Retrieves cited evidence. Requires Authorization: Bearer .

Request body:

Parameter Type Default Notes
query string required 1 to 4000 characters
messages array [] Last few user/assistant turns; capped at 12
conversation object null Optional topic summary and salient terms
corpus array ["medical_core"] Up to 4 corpus IDs
top_k integer 8 Capped by your key, max 25 for free keys
max_context_chars integer 6000 Capped by your key, max 50000 for free keys
include_trace boolean true Include retrieval debug metadata

GET /corpora

Lists available corpora. No key required.


curl https://hyfl.uk/rag/v1/corpora

GET /usage

Returns your current key limits and recent daily usage. Requires Authorization: Bearer .


curl https://hyfl.uk/rag/v1/usage \
  -H "Authorization: Bearer $KEY"

GET /health

Basic service status. No key required.


curl https://hyfl.uk/rag/v1/health

GET /ready

Readiness status for the hosted retrieval backend.
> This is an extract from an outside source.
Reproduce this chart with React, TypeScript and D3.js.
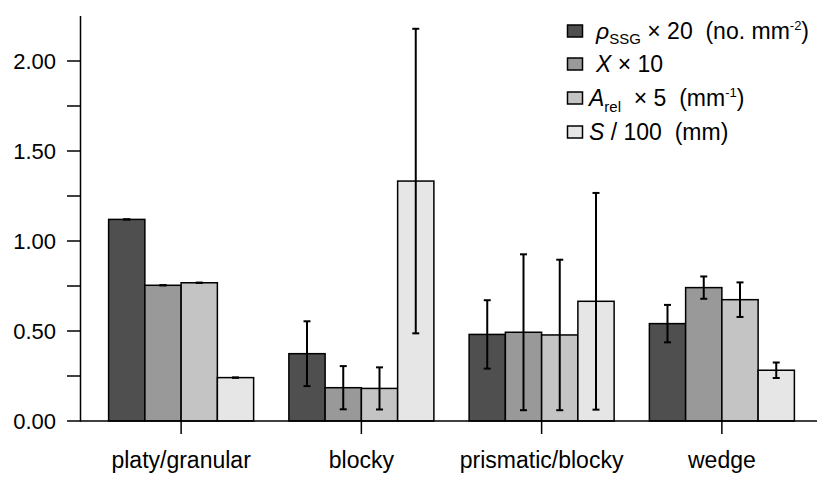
import React from "react";
import * as d3 from "d3";

const categories = ["platy/granular", "blocky", "prismatic/blocky", "wedge"];
const seriesKeys = ["rho", "X", "Arel", "S"];

// Scaled means per structure class, one array per variable
const rhoValues = [1.12, 0.374, 0.481, 0.541];
const xValues = [0.754, 0.185, 0.493, 0.741];
const arelValues = [0.768, 0.181, 0.478, 0.674];
const sValues = [0.241, 1.333, 0.665, 0.282];

// Standard deviations (same scaling)
const rhoErr = [0, 0.18, 0.19, 0.104];
const xErr = [0, 0.12, 0.433, 0.062];
const arelErr = [0, 0.117, 0.418, 0.096];
const sErr = [0, 0.846, 0.602, 0.043];

const majorTicks = [0, 0.5, 1.0, 1.5, 2.0];
const minorTicks = [0.25, 0.75, 1.25, 1.75];

const seriesValues = [rhoValues, xValues, arelValues, sValues];
const seriesErrors = [rhoErr, xErr, arelErr, sErr];
const fills = ["#4f4f4f", "#999999", "#c4c4c4", "#e6e6e6"];

const W = 817;
const H = 477;
const FONT = "'Liberation Sans', Arial, Helvetica, sans-serif";

export default function App() {
  const y = d3.scaleLinear().domain([0, 2.25]).range([421, 16]);
  const x = d3.scaleBand<string>().domain(categories).range([91, 812]).padding(0);
  const xs = d3
    .scaleBand<string>()
    .domain(seriesKeys)
    .range([0, x.bandwidth()])
    .paddingInner(0)
    .paddingOuter(0.486);

  const axisX = 80.5;
  const base = y(0);
  const fmt = d3.format(".2f");

  const legendRows = [
    { key: "rho", baseline: 39, textX: 596 },
    { key: "X", baseline: 72, textX: 596 },
    { key: "Arel", baseline: 106, textX: 589 },
    { key: "S", baseline: 140, textX: 589 },
  ];

  const legendText = (key: string) => {
    switch (key) {
      case "rho":
        return (
          <>
            <tspan fontStyle="italic">ρ</tspan>
            <tspan fontSize={15} dy={5}>SSG</tspan>
            <tspan dy={-5}>{" × 20  (no. mm"}</tspan>
            <tspan fontSize={13} dy={-9}>-2</tspan>
            <tspan dy={9}>)</tspan>
          </>
        );
      case "X":
        return (
          <>
            <tspan fontStyle="italic">X</tspan>
            <tspan>{" × 10"}</tspan>
          </>
        );
      case "Arel":
        return (
          <>
            <tspan fontStyle="italic">A</tspan>
            <tspan fontSize={15} dy={6}>rel</tspan>
            <tspan dy={-6}>{"  × 5  (mm"}</tspan>
            <tspan fontSize={13} dy={-9}>-1</tspan>
            <tspan dy={9}>)</tspan>
          </>
        );
      default:
        return (
          <>
            <tspan fontStyle="italic">S</tspan>
            <tspan>{" / 100  (mm)"}</tspan>
          </>
        );
    }
  };

  return (
    <svg
      width={W}
      height={H}
      style={{ display: "block", position: "absolute", left: 0, top: 0 }}
      fontFamily={FONT}
    >
      <rect width={W} height={H} fill="#fff" />

      {/* bars */}
      {categories.map((c, ci) => (
        <g key={c} transform={`translate(${x(c)},0)`}>
          {seriesKeys.map((k, si) => {
            const v = seriesValues[si][ci];
            const bx = xs(k)!;
            const bw = xs.bandwidth();
            return (
              <rect
                key={k}
                x={bx}
                y={y(v)}
                width={bw}
                height={base - y(v)}
                fill={fills[si]}
                stroke="#000"
                strokeWidth={1.5}
              />
            );
          })}
        </g>
      ))}

      {/* error bars */}
      {categories.map((c, ci) => (
        <g key={c + "-err"} transform={`translate(${x(c)},0)`}>
          {seriesKeys.map((k, si) => {
            const v = seriesValues[si][ci];
            const e = seriesErrors[si][ci];
            const cx = xs(k)! + xs.bandwidth() / 2;
            const y1 = y(v + e);
            const y2 = y(Math.max(v - e, 0));
            return (
              <g key={k} stroke="#000" strokeWidth={2}>
                <line x1={cx} x2={cx} y1={y1} y2={y2} />
                <line x1={cx - 3.5} x2={cx + 3.5} y1={y1} y2={y1} />
                <line x1={cx - 3.5} x2={cx + 3.5} y1={y2} y2={y2} />
              </g>
            );
          })}
        </g>
      ))}

      {/* y axis */}
      <line x1={axisX} x2={axisX} y1={y(2.25)} y2={base + 0.75} stroke="#000" strokeWidth={1.5} />
      {[...majorTicks, ...minorTicks].map((t) => (
        <line key={t} x1={67} x2={axisX} y1={y(t)} y2={y(t)} stroke="#000" strokeWidth={1.5} />
      ))}
      {majorTicks.map((t) => (
        <text key={t} x={56} y={y(t) + 8} textAnchor="end" fontSize={22} fill="#000">
          {fmt(t)}
        </text>
      ))}

      {/* x axis */}
      <line x1={axisX} x2={W} y1={base} y2={base} stroke="#000" strokeWidth={1.5} />
      {categories.map((c) => {
        const cx = x(c)! + x.bandwidth() / 2;
        return (
          <g key={c}>
            <line x1={cx} x2={cx} y1={base} y2={434} stroke="#000" strokeWidth={1.5} />
            <text x={cx} y={468} textAnchor="middle" fontSize={23} fill="#000">
              {c}
            </text>
          </g>
        );
      })}

      {/* legend */}
      {legendRows.map((r, i) => (
        <g key={r.key}>
          <rect
            x={567.5}
            y={r.baseline - 14}
            width={15}
            height={12}
            fill={fills[i]}
            stroke="#000"
            strokeWidth={1.5}
          />
          <text
            x={r.textX}
            y={r.baseline}
            fontSize={23}
            fill="#000"
            style={{ whiteSpace: "pre" }}
          >
            {legendText(r.key)}
          </text>
        </g>
      ))}
    </svg>
  );
}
No key required.


curl https://hyfl.uk/rag/v1/ready

GET /openapi.json

Returns the machine-readable OpenAPI schema.


curl https://hyfl.uk/rag/v1/openapi.json

GET /docs

Serves Swagger UI for the /rag/v1 API.


https://hyfl.uk/rag/v1/docs

Limits

Free keys are intentionally generous but still bounded so the service stays available.

Limit Value
Requests per minute 60 per key
Requests per hour 1000 per key
Requests per day 24000 per key
top_k Up to 25
Context per request Up to 50000 characters
Request body Up to 1 MB
Key lifespan 90 days

Browser Use

The hosted API supports CORS preflight requests for GET, POST, PATCH, DELETE, and OPTIONS. Browser clients can call /retrieve directly with a bearer key in the Authorization header, or /retrieve/stream when they want Server-Sent Events for progress and final results.

The hourly and daily limits now line up: 1000 per hour sustained for 24 hours equals 24000 per day.

Key creation has lightweight network-level abuse protection. Retrieval is primarily counted per key, with a high network-level guard to stop automated key cycling from one source.

Errors

Status Meaning What to do
400 Bad request, unknown corpus, or request exceeds key limits Check query, corpus, top_k, and max_context_chars
401 Missing or invalid bearer key Send Authorization: Bearer
403 Key lacks the required scope Use a retrieve-capable key
413 Request body too large Send fewer messages or less context
429 Rate limit exceeded Back off and retry later
504 Retrieval timed out Retry with smaller top_k or fewer corpora

Example 429 response:


{
  "detail": "hourly limit of 1000/hr exceeded"
}

Practical Defaults

For most agents:

Setting Recommended value
top_k 5 to 8
max_context_chars 4000 to 8000
messages Last 2 to 6 turns only
include_trace false in production, true while debugging

Safety Notes

HYFL RAG retrieves source text. It is not a doctor, medical device, diagnosis system, or substitute for professional judgement. For medical end-user experiences, your app should clearly explain that retrieved evidence is informational and should be checked against appropriate clinical guidance.